The future holds even bigger medication adherence issues, according to Dr. Jan Berger, the medical director for the Midwest Business Group on Health and founder of Health Intelligence Partners, a health care consultancy.
Today, one of three adults is obese. But in some parts of the United States, such as Louisiana and Mississippi, one of three
children under age 10 is obese. That means that by the time they reach the workforce, they may have already had high blood pressure or diabetes for more than 10 years.
Medication Adherence: A Big Issue
Berger quoted a New England Health Institute survey that revealed the size of the medication adherence issue:
- 1 in 3 patients don’t fill the prescriptions they are given.
- 1 in 2 patients forget to take prescription medications.
- 3 in 10 patients stop taking a medication before their supply runs out.
- 1 in 4 patients take less than the recommended dose.
Cost is only one reason that patients stop taking medication, although high-deductible health benefit plans must be designed carefully to avoid increasing cost-sharing in ways that decrease adherence.
Ranking even higher than cost as a reason for non-adherence are patients’ medical concerns, such as adverse medication effects or fear of addiction; and the patient’s perceived need for the medication, including a belief it is unnecessary or won’t help them. Additional reasons sometimes cited by patients include lack of transportation, inconvenience, lack of awareness that a prescription was written and forgetfulness.
Adherent Patients Cost Less
For employers, non-adherence is a costly issue. Berger noted that the typical mid-size employer has $10 million in claims
annually. Roughly $1 million of those claims are due to poor medication adherence, a figure that can go much higher for some employers.
Berger said a number of studies show that patients who take medicine as prescribed have a lower cost in benefit claims. When comparing patients who take medication as prescribed with those who do not, the health claims savings by condition are $7,823 for patients with congestive heart failure; $3,908 for hypertension; $3,756 for diabetes; and $1,258 for high cholesterol.
Employers cannot rely on doctors and nurses to deal with medication adherence, since they lack the time or training to
address it and rarely have pharmacists on staff. Value-based insurance design (VBID) can help, but cannot solve all the
Instead, employers should build medication adherence into their culture and their wellness practices. The first step is gathering information from every source available, which can include asking health plan members about practices in a non-judgmental way. Employers can use this data to identify members’ health issues and risks.
Employers are then in a position to create clear goals and develop strategies to achieve them. A vendor summit is a vital step to make sure that all vendors are aligned with the strategy.

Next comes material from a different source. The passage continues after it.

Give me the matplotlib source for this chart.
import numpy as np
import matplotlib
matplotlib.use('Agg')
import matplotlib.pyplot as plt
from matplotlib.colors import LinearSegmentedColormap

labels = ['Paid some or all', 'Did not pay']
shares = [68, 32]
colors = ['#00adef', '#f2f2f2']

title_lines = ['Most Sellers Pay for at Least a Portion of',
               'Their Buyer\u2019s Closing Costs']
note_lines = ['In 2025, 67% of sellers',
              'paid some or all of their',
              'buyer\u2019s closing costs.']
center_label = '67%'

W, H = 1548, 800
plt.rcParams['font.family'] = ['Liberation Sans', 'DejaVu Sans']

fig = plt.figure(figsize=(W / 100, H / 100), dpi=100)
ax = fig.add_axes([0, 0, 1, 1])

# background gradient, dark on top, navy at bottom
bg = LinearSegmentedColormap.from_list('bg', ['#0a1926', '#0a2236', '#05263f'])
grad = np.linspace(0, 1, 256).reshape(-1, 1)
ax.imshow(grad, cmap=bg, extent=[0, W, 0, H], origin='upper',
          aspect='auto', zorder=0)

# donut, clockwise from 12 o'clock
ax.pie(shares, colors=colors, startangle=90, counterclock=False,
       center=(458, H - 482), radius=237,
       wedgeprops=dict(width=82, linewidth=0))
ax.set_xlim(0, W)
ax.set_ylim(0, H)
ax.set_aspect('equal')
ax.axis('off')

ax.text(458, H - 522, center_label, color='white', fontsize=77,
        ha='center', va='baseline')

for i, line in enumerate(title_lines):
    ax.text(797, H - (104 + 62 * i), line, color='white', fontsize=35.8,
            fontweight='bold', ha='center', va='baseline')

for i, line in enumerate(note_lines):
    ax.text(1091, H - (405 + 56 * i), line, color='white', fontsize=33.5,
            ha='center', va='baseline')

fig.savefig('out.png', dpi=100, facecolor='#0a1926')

Medication adherence can also be integrated into wellness programs with tactics such as health education; access to hotlines or coaching; disease management services; and links to community resources.

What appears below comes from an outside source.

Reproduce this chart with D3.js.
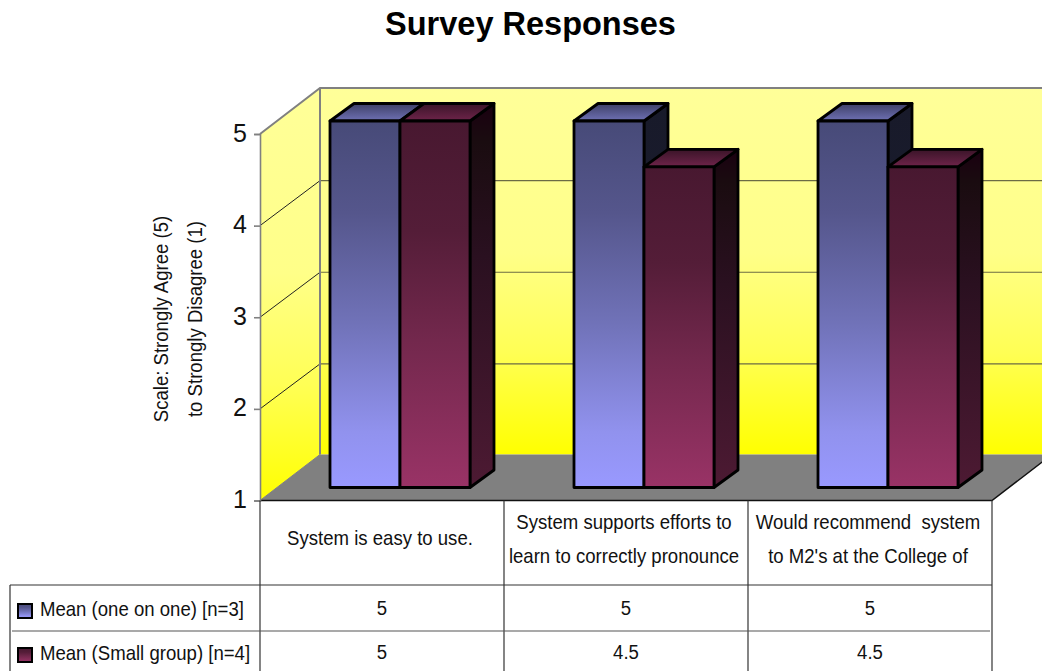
<!DOCTYPE html>
<html><head><meta charset="utf-8">
<script src="https://cdn.jsdelivr.net/npm/d3@7"></script>
<style>html,body{margin:0;padding:0;background:#fff;overflow:hidden}svg{display:block}text{font-family:"Liberation Sans",Arial,sans-serif;fill:#111}</style>
</head><body><svg id="c" width="1042" height="671"></svg>
<script>
const title = "Survey Responses";
const categories = ["System is easy to use.", "System supports efforts to|learn to correctly pronounce", "Would recommend  system|to M2's at the College of"];
const seriesNames = ["Mean (one on one) [n=3]", "Mean (Small group) [n=4]"];
const seriesOne = [5, 5, 5];
const seriesTwo = [5, 4.5, 4.5];
const valueLabelsOne = ["5", "5", "5"];
const valueLabelsTwo = ["5", "4.5", "4.5"];
const tickValues = [1, 2, 3, 4, 5];
const yTitleLines = ["Scale: Strongly Agree (5)", "to Strongly Disagree (1)"];

const svg = d3.select("#c"), defs = svg.append("defs");
function grad(id, stops) {
  const g = defs.append("linearGradient").attr("id", id).attr("x1", 0).attr("y1", 0).attr("x2", 0).attr("y2", 1);
  stops.forEach(([o, c]) => g.append("stop").attr("offset", o).attr("stop-color", c));
}
grad("wall", [[0, "#ffff99"], [0.45, "#ffff88"], [0.72, "#ffff55"], [1, "#ffff00"]]);
grad("blueF", [[0, "#474a78"], [0.25, "#55568c"], [0.55, "#7072b8"], [0.85, "#9192ee"], [1, "#9999ff"]]);
grad("blueS", [[0, "#181a2a"], [1, "#1c1e32"]]);
grad("blueT", [[0, "#3d3f66"], [1, "#6f71b5"]]);
grad("redF", [[0, "#481830"], [0.3, "#541d38"], [0.6, "#73284d"], [1, "#993366"]]);
grad("redS", [[0, "#1a0010"], [0.1, "#1a0c10"], [0.4, "#2a1020"], [1, "#4d1a33"]]);
grad("redT", [[0, "#3a1428"], [1, "#6e244a"]]);

const dx = 60, dy = -46;          // chart box depth
const barDx = 24, barDy = -17.5;  // bar depth
const inset = 13;                 // bars stand this far behind the front floor edge
const y = d3.scaleLinear().domain([1, 5]).range([500.5, 134]);
const x0 = d3.scaleBand().domain(d3.range(categories.length)).range([260, 992]);
const x1 = d3.scaleBand().domain([0, 1]).range([70, 210]);
const W = 1042;
const squeeze = 0.885, fontSize = 21;

const poly = (pts) => pts.map(p => p.join(",")).join(" ");
const g = svg.append("g");

// walls
g.append("polygon").attr("points", poly([[320, y(5) + dy], [W + 10, y(5) + dy], [W + 10, y(1) + dy], [320, y(1) + dy]])).attr("fill", "url(#wall)");
g.append("polygon").attr("points", poly([[260, y(5)], [260 + dx, y(5) + dy], [260 + dx, y(1) + dy], [260, y(1)]])).attr("fill", "url(#wall)");
// floor
g.append("polygon").attr("points", poly([[260, y(1)], [992, y(1)], [992 + dx, y(1) + dy], [260 + dx, y(1) + dy]])).attr("fill", "#808080");
// grid
tickValues.slice(1, 4).forEach(v => {
  g.append("line").attr("x1", 260).attr("y1", y(v)).attr("x2", 320).attr("y2", y(v) + dy + 1).attr("stroke", "#222").attr("stroke-width", 1);
  g.append("line").attr("x1", 320).attr("y1", y(v) + dy + 1).attr("x2", W).attr("y2", y(v) + dy + 1).attr("stroke", "#6b6b45").attr("stroke-width", 1.2);
});
// wall edges
g.append("path").attr("d", `M260,${y(5)}L320,${y(5) + dy}L${W},${y(5) + dy}M320,${y(5) + dy}V${y(1) + dy}`).attr("fill", "none").attr("stroke", "#808080").attr("stroke-width", 2);
g.append("path").attr("d", `M260,${y(1)}L320,${y(1) + dy}`).attr("fill", "none").attr("stroke", "#808080").attr("stroke-width", 1);
g.append("path").attr("d", `M260,${y(1)}H992L${992 + dx},${y(1) + dy}`).attr("fill", "none").attr("stroke", "#111").attr("stroke-width", 1.5);

// bars
const series = [{ v: seriesOne, k: "blue" }, { v: seriesTwo, k: "red" }];
categories.forEach((_, i) => {
  series.forEach((s, j) => {
    const l = x0(i) + x1(j), r = l + x1.bandwidth(), t = y(s.v[i]) - inset, b = y(1) - inset;
    const bar = g.append("g").attr("stroke", "#000").attr("stroke-width", 2.8).attr("stroke-linejoin", "round");
    bar.append("polygon").attr("points", poly([[r, t], [r + barDx, t + barDy], [r + barDx, b + barDy], [r, b]])).attr("fill", `url(#${s.k}S)`);
    bar.append("polygon").attr("points", poly([[l, t], [l + barDx, t + barDy], [r + barDx, t + barDy], [r, t]])).attr("fill", `url(#${s.k}T)`);
    bar.append("rect").attr("x", l).attr("y", t).attr("width", r - l).attr("height", b - t).attr("fill", `url(#${s.k}F)`);
  });
});

// axis
const axis = svg.append("g").attr("transform", "translate(260,0)").call(d3.axisLeft(y).tickValues(tickValues).tickSize(6).tickPadding(7).tickFormat(d3.format("d")));
axis.selectAll("path,line").attr("stroke", "#808080").attr("stroke-width", 1.6);
axis.selectAll("text").attr("font-size", 25).attr("fill", "#111").attr("dy", "0.28em");
axis.attr("font-family", null);

function label(px, py, txt, size, anchor, sx) {
  return svg.append("text").attr("transform", `translate(${px},${py}) scale(${sx},1)`).attr("text-anchor", anchor).attr("font-size", size).style("white-space", "pre").text(txt);
}
svg.append("text").attr("x", 530.5).attr("y", 35).attr("text-anchor", "middle").attr("font-size", 32.5).attr("font-weight", "bold").style("fill", "#000").text(title);

// y title
yTitleLines.forEach((t, i) => {
  svg.append("text").attr("transform", `translate(${168 + i * 34},319) rotate(-90) scale(${squeeze},1)`).attr("text-anchor", "middle").attr("font-size", fontSize).text(t);
});

// table
const tl = svg.append("g").attr("stroke", "#333").attr("stroke-width", 1.2);
const cuts = x0.domain().map(d => x0(d)).concat([x0.range()[1]]);
cuts.forEach(c => tl.append("line").attr("x1", c).attr("x2", c).attr("y1", y(1)).attr("y2", 671));
tl.append("line").attr("x1", 10).attr("x2", 992).attr("y1", 585).attr("y2", 585);
tl.append("line").attr("x1", 12).attr("x2", 990).attr("y1", 631).attr("y2", 631).attr("stroke", "#555");
tl.append("line").attr("x1", 10).attr("x2", 10).attr("y1", 585).attr("y2", 671);

const cx = i => x0(i) + x0.bandwidth() / 2;
categories.forEach((c, i) => {
  const lines = c.split("|");
  lines.forEach((t, k) => label(cx(i) - 2, (lines.length === 1 ? 545 : 529) + k * 34, t, fontSize, "middle", squeeze));
});
[valueLabelsOne, valueLabelsTwo].forEach((vals, r) => {
  vals.forEach((t, i) => label(cx(i), 615 + r * 44, t, fontSize, "middle", squeeze));
  const yy = 604 + r * 44;
  svg.append("rect").attr("x", 18).attr("y", yy).attr("width", 14).attr("height", 14).attr("fill", `url(#${series[r].k}F)`).attr("stroke", "#000").attr("stroke-width", 2);
  label(40, 616 + r * 44, seriesNames[r], fontSize, "start", squeeze);
});
</script></body></html>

Berger shared case studies that showed a number of different approaches that have improved medication adherence, including disease management, a pharmacist-run risk reduction program; VBID; a combined VIBD and disease management program; mobile health technology, and a multi-pronged approach that combined nurse follow-up with reduced deductibles and co-pays for patients with chronic conditions.

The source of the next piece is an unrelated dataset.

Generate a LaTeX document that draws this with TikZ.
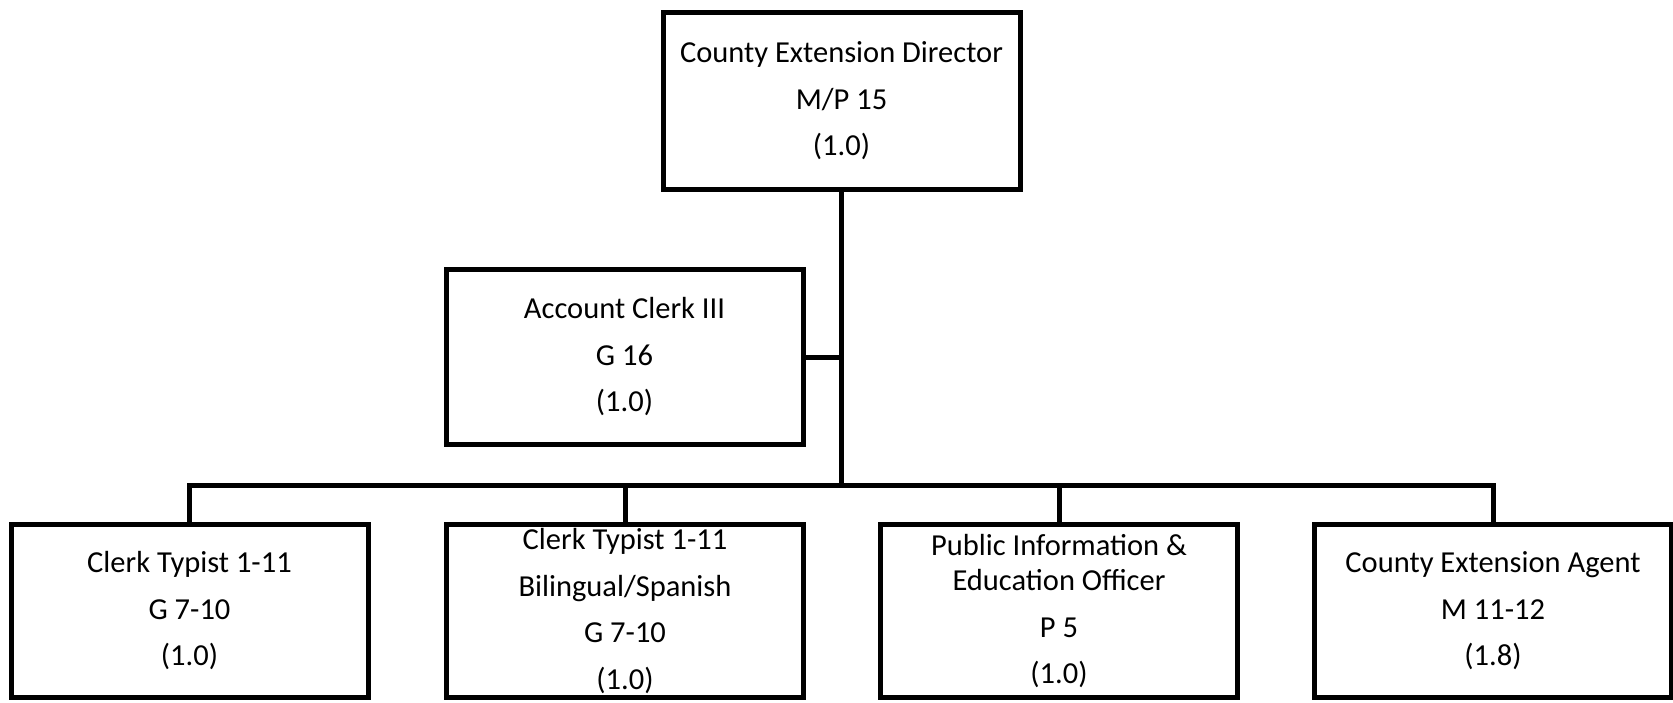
\documentclass[tikz,border=0pt]{standalone}
\usepackage{fontspec}
\setmainfont{Carlito}
\begin{document}
\begin{tikzpicture}[x=1pt,y=1pt,
  box/.style={draw=black, line width=5pt, rectangle, align=center,
    minimum width=357pt, inner sep=0pt,
    font=\fontsize{30.5}{46.5}\selectfont},
  conn/.style={draw=black, line width=5pt, line join=miter}]
\useasboundingbox (0,0) rectangle (1673,-703);
\node[box, minimum height=177pt] (dir) at (841.5,-101) {County Extension Director\\M/P 15\\(1.0)};
\node[box, minimum height=175pt] (acc) at (624.5,-357) {Account Clerk III\\G 16\\(1.0)};
\node[box, minimum height=173pt] (b1) at (189.5,-611) {Clerk Typist 1-11\\G 7-10\\(1.0)};
\node[box, minimum height=173pt] (b2) at (625,-611) {Clerk Typist 1-11\\Bilingual/Spanish\\G 7-10\\(1.0)};
\node[box, minimum height=173pt] (b3) at (1059,-611) {Public Information \&\\[-11pt]Education Officer\\P 5\\(1.0)};
\node[box, minimum height=173pt] (b4) at (1493,-611) {County Extension Agent\\M 11-12\\(1.8)};
\coordinate (bus) at (841.5,-485);
\draw[conn] (dir.south) -- (bus);
\draw[conn] (acc.east) -- (acc.east -| dir.south);
\draw[conn] (b1.north) -- (b1.north |- bus) -- (b4.north |- bus) -- (b4.north);
\draw[conn] (b2.north) -- (b2.north |- bus);
\draw[conn] (b3.north) -- (b3.north |- bus);
\end{tikzpicture}
\end{document}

Berger recommended using numerous strategies to reach employees. At the same time, the employer should continue to engage employees in improving their health in other ways.
The good news is that employers can get help from multiple sources, including vendors and providers, to help patients do a better job of taking medication as prescribed. That makes it easier to use a multi-pronged approach that is likely to have a greater impact.
“Medication adherence is one of those few places where everybody has aligned goals,” Berger said.